With a lights-to-flag victory, Dennis Olsen secured his maiden win in his still fresh DTM career with the SSR Performance Porsche. In qualifying in the morning, the Norwegian had secured the best starting grid position with a lap time of 2m 30.488s. After a pair of second places at Norisring and Nürburgring, it is the long-awaited maiden DTM race win for Olsen. Classified second and third respectively, reigning DTM champion Maximilian Götz (GER, Mercedes-AMG Team WINWARD) and Olsen’s fellow Porsche driver Thomas Preining (KÜS Team Bernhard) joined him on the podium. Götz had started from fourth on the grid and was able to make up two places over the race distance of 50 minutes plus one lap to score his first podium finish of the season. Austrian Thomas Preining had good chances of victory following a good qualifying result in second place, but temporarily dropped back to ninth following contact and a spin on the opening lap, then still claimed back third place. The second DTM race at Spa-Francorchamps gets underway on Sunday at 1.30pm CEST.
Race winner Dennis Olsen: “I am super, super happy. We have been working for this so hard all year. Initially, it was really tough, but since Norisring, we have had a good trend until now and we definitely have the potential. Finally, we have claimed victory. A mega good feeling.”
For Lucas Auer, the race was a dramatic affair. Having started from third place, he initially dropped out of the point-scoring positions due to mishap during the pit stop. He made a strong recovery, but his working day was over prematurely. On lap 16, the Austrian had a puncture and had to park his car in the pits following a duel with teammate Maximilian Götz. After the recent round at Nürburgring, Auer had come to Belgium in third place of the drivers’ standings, but with his retirement from the Saturday race, he dropped back to fifth in the championship.

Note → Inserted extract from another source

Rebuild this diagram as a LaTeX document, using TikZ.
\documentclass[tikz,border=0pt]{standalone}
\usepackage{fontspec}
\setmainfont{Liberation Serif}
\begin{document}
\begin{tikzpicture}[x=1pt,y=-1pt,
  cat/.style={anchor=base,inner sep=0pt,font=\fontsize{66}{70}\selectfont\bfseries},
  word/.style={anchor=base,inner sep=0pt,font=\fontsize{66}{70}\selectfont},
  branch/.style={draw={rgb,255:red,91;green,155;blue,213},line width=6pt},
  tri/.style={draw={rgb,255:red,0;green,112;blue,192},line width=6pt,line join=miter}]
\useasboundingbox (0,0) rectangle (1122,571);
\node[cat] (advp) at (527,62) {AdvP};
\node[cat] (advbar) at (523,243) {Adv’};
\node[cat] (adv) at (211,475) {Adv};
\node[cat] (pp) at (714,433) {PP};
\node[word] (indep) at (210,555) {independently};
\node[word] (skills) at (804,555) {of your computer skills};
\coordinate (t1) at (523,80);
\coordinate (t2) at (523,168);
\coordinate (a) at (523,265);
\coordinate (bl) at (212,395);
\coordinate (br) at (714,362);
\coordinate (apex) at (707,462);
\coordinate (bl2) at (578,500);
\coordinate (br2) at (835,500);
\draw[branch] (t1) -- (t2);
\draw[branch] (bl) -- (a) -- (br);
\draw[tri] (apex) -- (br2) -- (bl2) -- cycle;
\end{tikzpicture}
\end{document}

Local heroes Laurens Vanthoor and Esteban Muth didn’t have luck on their side in their first home race Porsche works driver Vanthoor (SSR Performance) had a good perspective, starting from fifth on the grid. However, he clipped the wall while exiting the pit lane and damaged his car in such a way that he, too, was forced to retire. Esteban Muth missed out on scoring points by finishing 13th with the Walkenhorst BMW.
Classified twelfth, points’ leader Sheldon van der Linde (RSA, Schubert BMW) didn’t score any points either, but remains on top of the drivers’ standings with 110 points. Rival Mirko Bortolotti (GRT Lamborghini) started from 20th place, made up twelve positions and eventually ended up eighth, the Italian scoring four points as a result. Now at 93 points, he still dropped to third in the standings. In the battle for the title, three-time champion René Rast (93, ABT Audi), has moved up to second following his fourth-place finish, race winner Olsen (87) is now fourth.